Bad Kreuznach. Das Wissen langjähriger Mitarbeiter ist Gold wert. Gehen sie in Rente, verliert das Unternehmen wichtiges Know-how. Wie kann man es also am besten im Betrieb halten und an Jüngere weitergeben?

Diese Frage stellte man sich beim Reifenhersteller Michelin. Jetzt testet der Betrieb in Bad Kreuznach in der Instandhaltung einen neuen Weg der Dokumentation: Statt sich nur mündlich auszutauschen und Berichte zu verfassen, filmen die älteren Mitarbeiter die Kniffe, mit denen sie Anlagen warten und in Ordnung bringen.

Die Filme halten jeden noch so kleinen Arbeitsschritt und wichtige Geräusche fest

Die Kamera wird am Helm befestigt, oder ein Teamkollege dreht. Ein Video zeigt zum Beispiel, wie in einer Maschine eine Walze ausgetauscht wird. Mechatroniker und Anlagenoptimierer Michael Brendel hat eine Schulung genutzt und ist begeistert: „Ich kann aus einem Video viel mehr Informationen und Schlüsse ziehen als aus einem schriftlichen Bericht“, sagt der 26-Jährige. Die Vorteile: Auch sehr routinierte Arbeitsschritte und sogar wichtige Geräusche werden festgehalten.

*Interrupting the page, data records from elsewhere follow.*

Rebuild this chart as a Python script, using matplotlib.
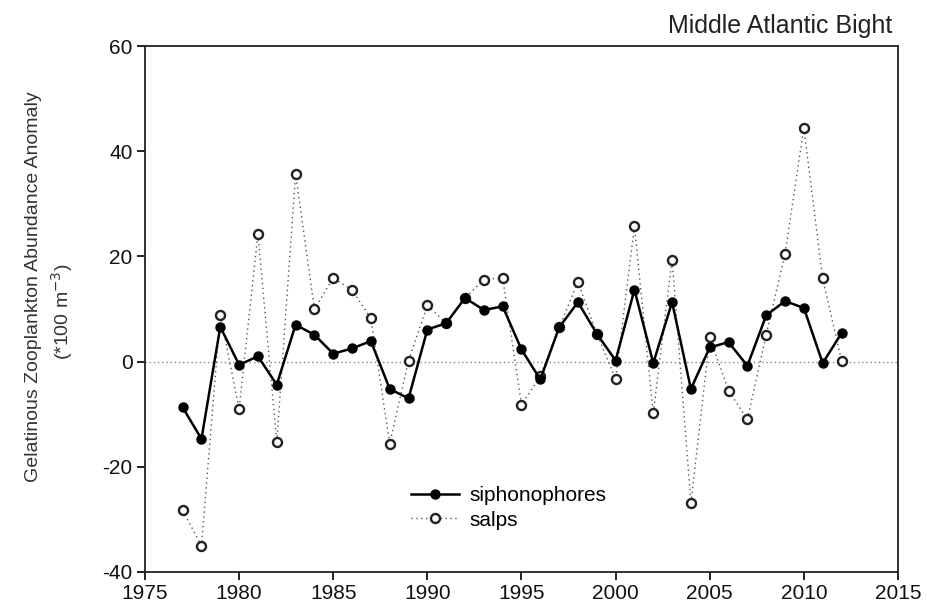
import matplotlib
matplotlib.use("Agg")
import matplotlib.pyplot as plt

plt.rcParams['font.family'] = ['Liberation Sans', 'DejaVu Sans']
plt.rcParams['axes.unicode_minus'] = False

# anios y anomalias
anios = list(range(1977, 2013))
sifonoforos = [-8.7, -14.7, 6.6, -0.6, 1.0, -4.4, 7.0, 5.1, 1.5, 2.5,
               3.9, -5.2, -7.0, 6.1, 7.3, 12.1, 9.8, 10.5, 2.3, -3.4,
               6.5, 11.3, 5.3, 0.2, 13.7, -0.3, 11.3, -5.2, 2.7, 3.7,
               -0.8, 8.8, 11.5, 10.2, -0.3, 5.4]
salpas = [-28.3, -35.0, 8.9, -9.0, 24.3, -15.3, 35.7, 10.0, 15.9, 13.6,
          8.2, -15.6, 0.2, 10.7, 7.3, 12.1, 15.6, 15.9, -8.2, -2.8,
          6.5, 15.1, 5.3, -3.3, 25.7, -9.8, 19.4, -26.9, 4.6, -5.5,
          -11.0, 5.1, 20.5, 44.4, 15.8, 0.2]

xticks = [1975, 1980, 1985, 1990, 1995, 2000, 2005, 2010, 2015]
yticks = [-40, -20, 0, 20, 40, 60]

fig = plt.figure(figsize=(9.27, 6.12), dpi=100)
ax = fig.add_axes([0.1564, 0.0654, 0.8123, 0.8594])

# linea del cero
ax.axhline(0, color='#888888', linestyle=(0, (1, 2)), linewidth=1.0, zorder=1)

ax.plot(anios, salpas, linestyle=(0, (1, 2.5)), color='#555555', linewidth=1.0,
        marker='o', markersize=6.5, markerfacecolor='white',
        markeredgecolor='#222222', markeredgewidth=1.7, label='salps', zorder=2)
ax.plot(anios, sifonoforos, '-', color='black', linewidth=1.8,
        marker='o', markersize=6.5, markerfacecolor='black',
        markeredgecolor='black', label='siphonophores', zorder=3)

ax.set_xlim(1975, 2015)
ax.set_ylim(-40, 60)
ax.set_xticks(xticks)
ax.set_yticks(yticks)
ax.tick_params(axis='both', direction='out', length=6, width=1.3,
               labelsize=15, colors='#111111', pad=3)
for lado in ['left', 'bottom', 'top', 'right']:
    ax.spines[lado].set_linewidth(1.3)
    ax.spines[lado].set_color('#222222')

# etiqueta del eje y en dos textos, como en el original
fig.text(0.0356, 0.531, 'Gelatinous Zooplankton Abundance Anomaly',
         rotation=90, ha='center', va='center', fontsize=14, color='#333333')
fig.text(0.0669, 0.490, '(*100 m$^{-3}$)',
         rotation=90, ha='center', va='center', fontsize=14, color='#333333')

ax.text(0.992, 1.015, 'Middle Atlantic Bight', transform=ax.transAxes,
        ha='right', va='bottom', fontsize=18, color='#222222')

handles, labels = ax.get_legend_handles_labels()
ax.legend(handles[::-1], labels[::-1], loc='lower left',
          bbox_to_anchor=(0.329, 0.045), frameon=False, fontsize=15,
          handlelength=2.3, handletextpad=0.5, labelspacing=0.25)

fig.savefig('out.png', dpi=100)
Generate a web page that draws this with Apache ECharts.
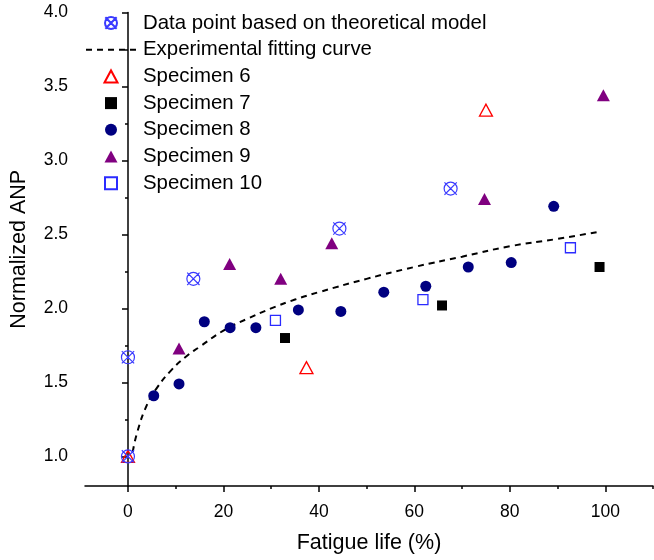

Werner Nick, Chef einer Instandhaltung, ergänzt: „Dass man eine Schraube beispielsweise oftmals anschlagen muss, bevor man sie löst, ist für viele so selbstverständlich, dass sie es nicht notieren würden.“ In seinem Bereich ist der Altersdurchschnitt der Belegschaft besonders hoch: „In den nächsten drei bis vier Jahren verlassen uns etwa 30 Prozent der älteren Leute“, so Nick.

Die Nachfolger bräuchten circa zwei, drei Jahre, bis sie voll kompetent sind. „Wir haben natürlich ein modernes Dokumentationssystem, das per Notebook und Tablet zugänglich ist“, sagt Nick. Vielen älteren Kollegen falle es jedoch schwer, aufzuschreiben, was sie wie tun. „Wir mussten uns dringend was einfallen lassen, um ihre Erfahrungen nicht zu verlieren“, schildert Nick.

2014 startete Michelin das Projekt zusammen mit der Chemie-Stiftung Sozialpartner-Akademie. Fotos waren zu statisch – so kam die Kamera ins Spiel. 2017 sollen mehr Videos folgen.